**Aim**
From the first line of the data below through the line holding "const yDomain = [1.42e-8, 16.3];", output each line exactly and leave the pictures out.

══════════

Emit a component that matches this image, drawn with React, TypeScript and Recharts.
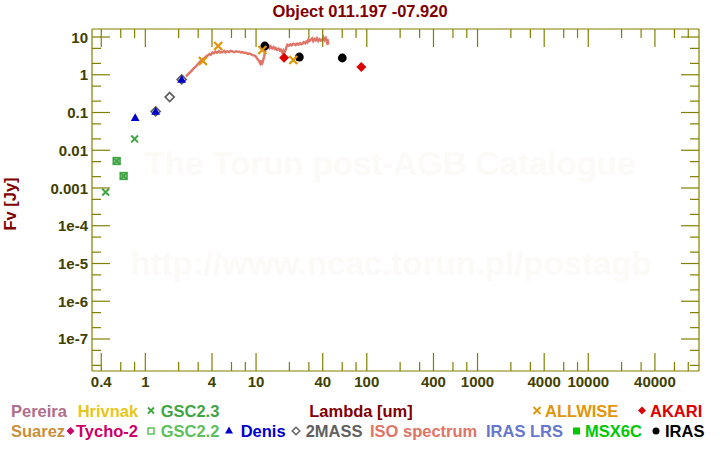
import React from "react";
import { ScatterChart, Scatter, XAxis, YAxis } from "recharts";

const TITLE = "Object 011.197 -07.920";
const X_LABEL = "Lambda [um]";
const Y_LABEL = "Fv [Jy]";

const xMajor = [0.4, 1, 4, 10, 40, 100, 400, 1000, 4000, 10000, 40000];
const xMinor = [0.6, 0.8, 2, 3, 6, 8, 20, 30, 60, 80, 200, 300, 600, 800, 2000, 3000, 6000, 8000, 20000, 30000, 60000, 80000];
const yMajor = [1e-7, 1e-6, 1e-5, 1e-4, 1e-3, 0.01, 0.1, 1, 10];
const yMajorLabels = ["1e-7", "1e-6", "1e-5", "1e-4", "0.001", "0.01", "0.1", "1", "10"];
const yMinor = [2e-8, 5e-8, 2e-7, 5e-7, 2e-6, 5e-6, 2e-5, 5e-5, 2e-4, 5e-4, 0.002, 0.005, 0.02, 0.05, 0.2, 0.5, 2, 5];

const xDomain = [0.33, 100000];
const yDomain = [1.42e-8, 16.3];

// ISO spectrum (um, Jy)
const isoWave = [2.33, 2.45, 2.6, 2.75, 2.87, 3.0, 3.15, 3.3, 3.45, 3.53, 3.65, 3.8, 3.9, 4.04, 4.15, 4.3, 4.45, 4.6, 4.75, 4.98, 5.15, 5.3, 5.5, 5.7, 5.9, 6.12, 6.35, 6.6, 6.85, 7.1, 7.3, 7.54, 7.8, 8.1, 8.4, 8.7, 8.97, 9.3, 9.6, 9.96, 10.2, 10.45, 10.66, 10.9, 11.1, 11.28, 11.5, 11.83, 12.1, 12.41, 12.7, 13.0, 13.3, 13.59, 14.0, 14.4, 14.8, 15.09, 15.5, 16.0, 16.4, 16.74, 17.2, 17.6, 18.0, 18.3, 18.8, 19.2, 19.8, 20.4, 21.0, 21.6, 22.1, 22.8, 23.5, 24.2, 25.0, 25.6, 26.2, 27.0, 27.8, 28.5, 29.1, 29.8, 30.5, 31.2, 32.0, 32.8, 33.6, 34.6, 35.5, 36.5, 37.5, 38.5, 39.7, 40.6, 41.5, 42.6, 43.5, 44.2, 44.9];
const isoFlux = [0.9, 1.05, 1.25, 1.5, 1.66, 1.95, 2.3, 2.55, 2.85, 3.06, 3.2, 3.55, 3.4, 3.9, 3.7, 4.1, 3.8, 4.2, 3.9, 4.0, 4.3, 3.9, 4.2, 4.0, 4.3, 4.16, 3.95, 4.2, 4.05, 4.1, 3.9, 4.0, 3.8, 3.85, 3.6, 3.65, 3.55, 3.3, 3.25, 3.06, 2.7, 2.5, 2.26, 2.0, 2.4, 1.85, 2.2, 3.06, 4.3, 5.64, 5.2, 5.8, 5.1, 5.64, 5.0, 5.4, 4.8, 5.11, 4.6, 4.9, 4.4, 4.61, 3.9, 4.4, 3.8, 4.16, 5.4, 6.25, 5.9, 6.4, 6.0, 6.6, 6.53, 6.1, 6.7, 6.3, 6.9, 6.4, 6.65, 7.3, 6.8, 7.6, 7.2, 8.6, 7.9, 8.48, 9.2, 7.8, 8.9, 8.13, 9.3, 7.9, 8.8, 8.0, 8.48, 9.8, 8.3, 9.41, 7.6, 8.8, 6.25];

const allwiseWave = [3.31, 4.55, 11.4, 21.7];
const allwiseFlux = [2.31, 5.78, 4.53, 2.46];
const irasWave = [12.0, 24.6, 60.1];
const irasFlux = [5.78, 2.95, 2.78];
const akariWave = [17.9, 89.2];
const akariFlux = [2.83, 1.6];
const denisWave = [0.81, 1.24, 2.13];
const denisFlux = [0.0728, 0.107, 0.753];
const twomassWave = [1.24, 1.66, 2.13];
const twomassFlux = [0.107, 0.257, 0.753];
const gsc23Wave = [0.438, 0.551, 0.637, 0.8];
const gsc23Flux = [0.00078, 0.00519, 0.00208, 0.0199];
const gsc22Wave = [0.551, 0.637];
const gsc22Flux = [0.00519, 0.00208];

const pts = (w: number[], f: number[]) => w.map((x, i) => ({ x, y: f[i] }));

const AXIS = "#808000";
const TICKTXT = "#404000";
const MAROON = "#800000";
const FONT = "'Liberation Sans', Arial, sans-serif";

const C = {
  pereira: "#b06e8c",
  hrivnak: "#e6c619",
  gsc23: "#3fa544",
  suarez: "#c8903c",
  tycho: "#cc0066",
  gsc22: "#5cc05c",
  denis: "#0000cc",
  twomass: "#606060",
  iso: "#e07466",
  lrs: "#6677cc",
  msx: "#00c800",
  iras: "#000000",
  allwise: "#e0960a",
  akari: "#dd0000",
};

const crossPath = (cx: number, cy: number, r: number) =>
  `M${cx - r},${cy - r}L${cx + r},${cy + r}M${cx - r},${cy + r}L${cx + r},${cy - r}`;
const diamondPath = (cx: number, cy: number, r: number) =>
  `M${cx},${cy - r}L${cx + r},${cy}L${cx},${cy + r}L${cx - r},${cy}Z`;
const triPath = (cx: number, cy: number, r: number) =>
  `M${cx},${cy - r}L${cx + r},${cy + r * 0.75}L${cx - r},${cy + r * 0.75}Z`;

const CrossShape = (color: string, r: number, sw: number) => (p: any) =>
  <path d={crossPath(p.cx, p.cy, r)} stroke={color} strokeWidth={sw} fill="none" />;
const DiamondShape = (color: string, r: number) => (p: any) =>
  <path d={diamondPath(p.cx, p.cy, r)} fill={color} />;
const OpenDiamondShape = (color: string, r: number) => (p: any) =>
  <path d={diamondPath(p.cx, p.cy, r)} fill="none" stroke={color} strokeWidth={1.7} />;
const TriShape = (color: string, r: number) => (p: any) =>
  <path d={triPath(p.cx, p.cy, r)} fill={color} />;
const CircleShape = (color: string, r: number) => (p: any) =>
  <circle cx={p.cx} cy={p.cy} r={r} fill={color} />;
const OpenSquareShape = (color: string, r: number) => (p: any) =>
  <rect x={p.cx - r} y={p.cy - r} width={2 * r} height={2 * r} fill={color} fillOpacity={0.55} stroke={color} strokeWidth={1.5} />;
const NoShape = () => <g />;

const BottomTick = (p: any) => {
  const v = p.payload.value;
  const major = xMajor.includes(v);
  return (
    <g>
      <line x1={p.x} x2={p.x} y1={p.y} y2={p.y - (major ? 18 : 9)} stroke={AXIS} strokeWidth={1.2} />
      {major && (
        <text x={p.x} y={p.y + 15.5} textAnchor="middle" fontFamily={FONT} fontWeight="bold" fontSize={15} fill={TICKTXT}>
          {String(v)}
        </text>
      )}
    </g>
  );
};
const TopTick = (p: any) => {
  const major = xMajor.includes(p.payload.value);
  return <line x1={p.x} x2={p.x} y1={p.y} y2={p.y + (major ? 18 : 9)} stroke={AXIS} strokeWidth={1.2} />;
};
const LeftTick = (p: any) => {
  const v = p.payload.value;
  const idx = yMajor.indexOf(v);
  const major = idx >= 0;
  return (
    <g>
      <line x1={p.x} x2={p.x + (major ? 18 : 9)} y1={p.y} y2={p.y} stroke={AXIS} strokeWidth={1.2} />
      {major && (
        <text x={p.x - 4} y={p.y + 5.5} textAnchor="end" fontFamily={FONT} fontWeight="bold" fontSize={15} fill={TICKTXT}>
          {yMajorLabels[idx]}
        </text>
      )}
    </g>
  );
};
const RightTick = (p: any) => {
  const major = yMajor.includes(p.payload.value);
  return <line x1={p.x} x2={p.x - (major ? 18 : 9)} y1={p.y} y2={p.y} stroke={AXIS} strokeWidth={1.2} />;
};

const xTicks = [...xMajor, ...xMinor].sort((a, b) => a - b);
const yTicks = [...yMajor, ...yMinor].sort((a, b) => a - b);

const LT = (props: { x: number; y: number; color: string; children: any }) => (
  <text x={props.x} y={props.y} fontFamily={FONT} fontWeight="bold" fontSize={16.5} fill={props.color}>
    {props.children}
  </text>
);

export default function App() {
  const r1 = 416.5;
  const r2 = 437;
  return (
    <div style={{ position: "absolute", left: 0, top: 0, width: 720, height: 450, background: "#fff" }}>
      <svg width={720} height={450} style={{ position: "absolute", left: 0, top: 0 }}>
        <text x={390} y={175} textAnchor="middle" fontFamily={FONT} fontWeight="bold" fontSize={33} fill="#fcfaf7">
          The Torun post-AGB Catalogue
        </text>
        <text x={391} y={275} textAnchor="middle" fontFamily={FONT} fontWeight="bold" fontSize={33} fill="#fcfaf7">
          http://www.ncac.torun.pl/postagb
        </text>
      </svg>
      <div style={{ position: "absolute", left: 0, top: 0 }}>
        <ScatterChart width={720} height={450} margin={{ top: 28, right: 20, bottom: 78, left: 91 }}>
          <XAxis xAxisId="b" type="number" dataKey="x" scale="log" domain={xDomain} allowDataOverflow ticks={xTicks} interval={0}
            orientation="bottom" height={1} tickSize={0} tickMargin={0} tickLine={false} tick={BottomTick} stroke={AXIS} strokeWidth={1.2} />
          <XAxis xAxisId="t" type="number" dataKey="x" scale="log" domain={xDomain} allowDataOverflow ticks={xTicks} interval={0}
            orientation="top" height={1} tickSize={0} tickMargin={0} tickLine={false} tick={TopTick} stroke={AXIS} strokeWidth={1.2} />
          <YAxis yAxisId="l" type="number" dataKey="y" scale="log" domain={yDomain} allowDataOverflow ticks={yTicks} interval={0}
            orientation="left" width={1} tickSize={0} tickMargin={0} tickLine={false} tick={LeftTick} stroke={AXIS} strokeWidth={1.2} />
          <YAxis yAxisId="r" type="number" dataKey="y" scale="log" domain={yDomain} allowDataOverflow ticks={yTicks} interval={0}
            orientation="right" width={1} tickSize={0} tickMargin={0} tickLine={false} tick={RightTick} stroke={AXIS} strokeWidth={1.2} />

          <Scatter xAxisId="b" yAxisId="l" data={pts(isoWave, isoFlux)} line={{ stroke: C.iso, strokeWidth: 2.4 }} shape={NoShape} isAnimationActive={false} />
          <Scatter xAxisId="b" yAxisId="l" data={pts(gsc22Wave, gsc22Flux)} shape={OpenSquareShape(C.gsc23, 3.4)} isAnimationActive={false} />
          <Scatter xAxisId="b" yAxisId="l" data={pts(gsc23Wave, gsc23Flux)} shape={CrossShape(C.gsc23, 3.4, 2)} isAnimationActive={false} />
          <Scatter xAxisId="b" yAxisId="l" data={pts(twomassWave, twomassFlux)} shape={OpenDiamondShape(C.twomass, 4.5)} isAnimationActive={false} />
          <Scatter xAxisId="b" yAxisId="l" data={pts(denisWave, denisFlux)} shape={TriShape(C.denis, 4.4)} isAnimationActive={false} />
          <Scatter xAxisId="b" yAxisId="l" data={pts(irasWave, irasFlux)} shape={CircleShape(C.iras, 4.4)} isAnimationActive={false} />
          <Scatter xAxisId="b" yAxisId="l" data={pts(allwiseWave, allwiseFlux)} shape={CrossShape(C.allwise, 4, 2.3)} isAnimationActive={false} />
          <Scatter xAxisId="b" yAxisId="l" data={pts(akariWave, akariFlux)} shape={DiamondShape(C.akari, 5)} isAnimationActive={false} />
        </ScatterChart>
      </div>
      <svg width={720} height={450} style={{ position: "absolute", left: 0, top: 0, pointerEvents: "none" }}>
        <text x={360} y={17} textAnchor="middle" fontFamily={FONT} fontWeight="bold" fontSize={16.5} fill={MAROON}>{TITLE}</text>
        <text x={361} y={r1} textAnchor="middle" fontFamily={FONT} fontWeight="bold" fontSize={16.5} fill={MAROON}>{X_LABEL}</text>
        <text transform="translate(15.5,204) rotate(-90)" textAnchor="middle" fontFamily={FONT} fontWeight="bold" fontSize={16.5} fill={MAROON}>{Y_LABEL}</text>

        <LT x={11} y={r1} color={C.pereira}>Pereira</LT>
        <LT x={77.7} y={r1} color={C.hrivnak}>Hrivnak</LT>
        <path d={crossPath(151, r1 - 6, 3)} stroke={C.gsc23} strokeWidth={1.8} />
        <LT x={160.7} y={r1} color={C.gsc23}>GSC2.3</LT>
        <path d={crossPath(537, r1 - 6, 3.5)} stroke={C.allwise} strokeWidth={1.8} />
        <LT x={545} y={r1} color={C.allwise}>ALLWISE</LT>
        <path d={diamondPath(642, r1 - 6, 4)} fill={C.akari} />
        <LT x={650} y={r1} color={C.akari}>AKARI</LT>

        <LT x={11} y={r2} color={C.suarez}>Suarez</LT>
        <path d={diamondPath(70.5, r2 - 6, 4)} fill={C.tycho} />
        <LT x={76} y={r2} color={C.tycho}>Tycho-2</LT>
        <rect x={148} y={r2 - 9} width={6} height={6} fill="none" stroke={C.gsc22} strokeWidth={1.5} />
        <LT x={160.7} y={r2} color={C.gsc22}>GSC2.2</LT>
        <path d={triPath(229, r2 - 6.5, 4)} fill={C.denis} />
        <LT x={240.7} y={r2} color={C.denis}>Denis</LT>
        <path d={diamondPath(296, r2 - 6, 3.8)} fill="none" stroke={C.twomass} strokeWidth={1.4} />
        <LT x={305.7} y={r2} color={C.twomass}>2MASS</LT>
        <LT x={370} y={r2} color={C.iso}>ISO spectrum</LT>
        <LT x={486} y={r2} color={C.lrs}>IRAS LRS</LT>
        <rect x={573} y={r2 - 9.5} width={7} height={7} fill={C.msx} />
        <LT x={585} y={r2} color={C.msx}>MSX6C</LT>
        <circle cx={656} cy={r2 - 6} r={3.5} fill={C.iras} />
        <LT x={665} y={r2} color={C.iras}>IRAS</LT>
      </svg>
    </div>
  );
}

══════════

**Result of this task**
Emit a component that matches this image, drawn with React, TypeScript and Recharts.
import React from "react";
import { ScatterChart, Scatter, XAxis, YAxis } from "recharts";

const TITLE = "Object 011.197 -07.920";
const X_LABEL = "Lambda [um]";
const Y_LABEL = "Fv [Jy]";

const xMajor = [0.4, 1, 4, 10, 40, 100, 400, 1000, 4000, 10000, 40000];
const xMinor = [0.6, 0.8, 2, 3, 6, 8, 20, 30, 60, 80, 200, 300, 600, 800, 2000, 3000, 6000, 8000, 20000, 30000, 60000, 80000];
const yMajor = [1e-7, 1e-6, 1e-5, 1e-4, 1e-3, 0.01, 0.1, 1, 10];
const yMajorLabels = ["1e-7", "1e-6", "1e-5", "1e-4", "0.001", "0.01", "0.1", "1", "10"];
const yMinor = [2e-8, 5e-8, 2e-7, 5e-7, 2e-6, 5e-6, 2e-5, 5e-5, 2e-4, 5e-4, 0.002, 0.005, 0.02, 0.05, 0.2, 0.5, 2, 5];

const xDomain = [0.33, 100000];
const yDomain = [1.42e-8, 16.3];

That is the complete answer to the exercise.